The flip side of this is that as far as sales targets are concerned, there would be enormous pressure that sales should match the ratings in terms of the distance between you and the competition? How do you cope?

We as a company have never sold on rating points. If you look at it, the share of rating to the share of revenue is disproportionate. The share of revenue is much higher than share of ratings. So, if I had to compare myself to competition, which would be a Sony and a Zee put together, Star's share to revenue ratio, revenues will be much higher. What I am saying is if a Sony has to be a rating 5, Star will be rating 11 and 12, but the revenues will be disproportionate. That's the only reason, why we have not gone down, as the simplest thing for us to do was going by the CPRP route. Being up there, with such huge margin, if I had to give a CPRP guarantee, I don't see Sony or Zee as competition having anything left.

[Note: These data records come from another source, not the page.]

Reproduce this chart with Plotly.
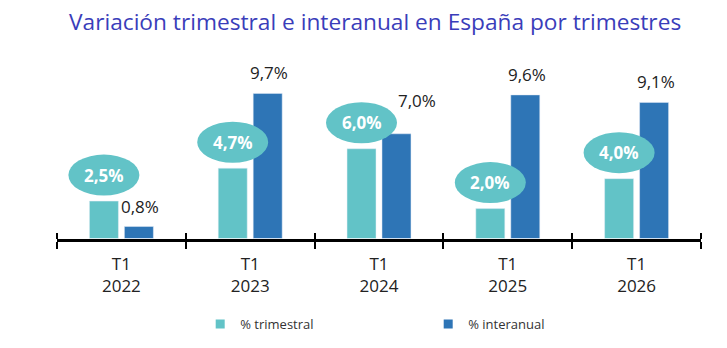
import plotly.graph_objects as go

periods = ["T1<br>2022", "T1<br>2023", "T1<br>2024", "T1<br>2025", "T1<br>2026"]
trimestral = [2.5, 4.7, 6.0, 2.0, 4.0]
interanual = [0.8, 9.7, 7.0, 9.6, 9.1]
series_names = ["% trimestral", "% interanual"]

TEAL = "#62c3c7"
BLUE = "#2e75b6"
FONT = "Open Sans"

# extra pixel nudges for labels that the original moved to avoid a bubble
label_nudge = {2: (19, 13)}


def fmt(v):
    return f"{v:.1f}".replace(".", ",") + "%"


fig = go.Figure()
fig.add_trace(go.Bar(x=periods, y=trimestral, marker_color=TEAL, showlegend=False,
                     hoverinfo="skip"))
fig.add_trace(go.Bar(x=periods, y=interanual, marker_color=BLUE, showlegend=False,
                     hoverinfo="skip"))
fig.add_trace(go.Scatter(x=[None], y=[None], mode="markers", name=series_names[0],
                         marker=dict(symbol="square", size=9, color=TEAL)))
fig.add_trace(go.Scatter(x=[None], y=[None], mode="markers", name=series_names[1],
                         marker=dict(symbol="square", size=9, color=BLUE)))
# invisible trace carrying the overlay axis that draws the upper half of the ticks
fig.add_trace(go.Scatter(x=periods, y=[0] * len(periods), xaxis="x2", mode="markers",
                         marker=dict(opacity=0), showlegend=False, hoverinfo="skip"))

shapes = []
annotations = []
for i, (p, t, a) in enumerate(zip(periods, trimestral, interanual)):
    shapes.append(dict(
        type="circle", xref="x", yref="y",
        xsizemode="pixel", ysizemode="pixel",
        xanchor=i, yanchor=t,
        x0=-17.5 - 35.5, x1=-17.5 + 35.5, y0=5.5, y1=46.5,
        fillcolor=TEAL, line=dict(width=0), layer="above",
    ))
    annotations.append(dict(
        x=p, y=t, xref="x", yref="y", xshift=-17.5, yshift=26,
        yanchor="middle", xanchor="center", showarrow=False,
        text="<b>" + fmt(t) + "</b>",
        font=dict(family=FONT, size=17, color="white"),
    ))
    dx, dy = label_nudge.get(i, (0, 0))
    annotations.append(dict(
        x=p, y=a, xref="x", yref="y", xshift=19 + dx, yshift=7 + dy,
        yanchor="bottom", showarrow=False, text=fmt(a),
        font=dict(family=FONT, size=17, color="#222222"),
    ))

n = len(periods)

fig.update_layout(
    width=727, height=348,
    margin=dict(l=57, r=26, t=59, b=107),
    plot_bgcolor="white", paper_bgcolor="white",
    barmode="group", bargap=0.457, bargroupgap=0.171,
    title=dict(text="Variación trimestral e interanual en España por trimestres",
               x=0.516, xref="container", xanchor="center",
               y=1 - 22 / 348, yref="container", yanchor="middle",
               font=dict(family=FONT, size=22.7, color="#3a3dba")),
    xaxis=dict(showline=True, linecolor="black", linewidth=3,
               ticks="outside", ticklen=7, tickwidth=2, tickcolor="black",
               tickson="boundaries", showgrid=False, ticklabelstandoff=8,
               tickfont=dict(family=FONT, size=17, color="#222222")),
    xaxis2=dict(overlaying="x", anchor="free", position=0, side="top", type="category",
                range=[-0.5, n - 0.5], tickson="boundaries",
                ticks="outside", ticklen=6, tickwidth=2, tickcolor="black",
                showticklabels=False, showgrid=False, zeroline=False, showline=False),
    yaxis=dict(range=[0, 12], visible=False),
    shapes=shapes, annotations=annotations,
    legend=dict(orientation="h", x=0.589, xanchor="center", xref="container",
                y=1 - 324 / 348, yref="container", yanchor="middle",
                entrywidth=183, itemwidth=30,
                font=dict(family=FONT, size=13, color="#333333")),
    font=dict(family=FONT),
)

fig.write_html("out.html")
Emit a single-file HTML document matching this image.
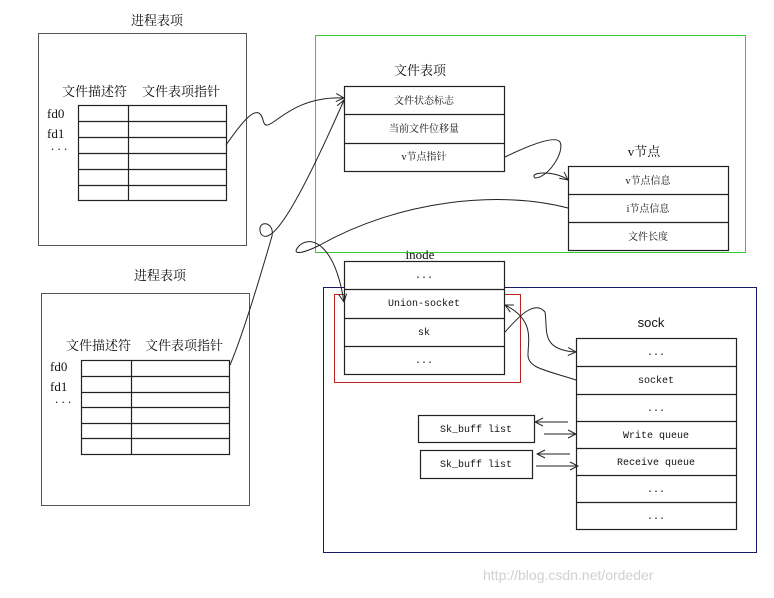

On a more personal note, your rise at Star has been phenomenal these last two years. How did your journey with Star begin and what do you believe are the key strengths that have got you where you are today?

I wouldn't call it phenomenal, because I started my career in this company as an executive and yes, I have done pretty well in Star. I got promoted practically every year. So it's not just the last two years, but yes it's been a good performance right from the beginning.

"Well let's just say Kevin Vaz works hard and plays harder. "

Your key strengths that you have brought to the table…

Believing in the product and trying to see how you can do something beyond. Dedication.
So is Kevin Vaz a man of all work and no play or is there a side to you that one has not seen?

(Laughs) Well let's just say Kevin Vaz works hard and plays harder.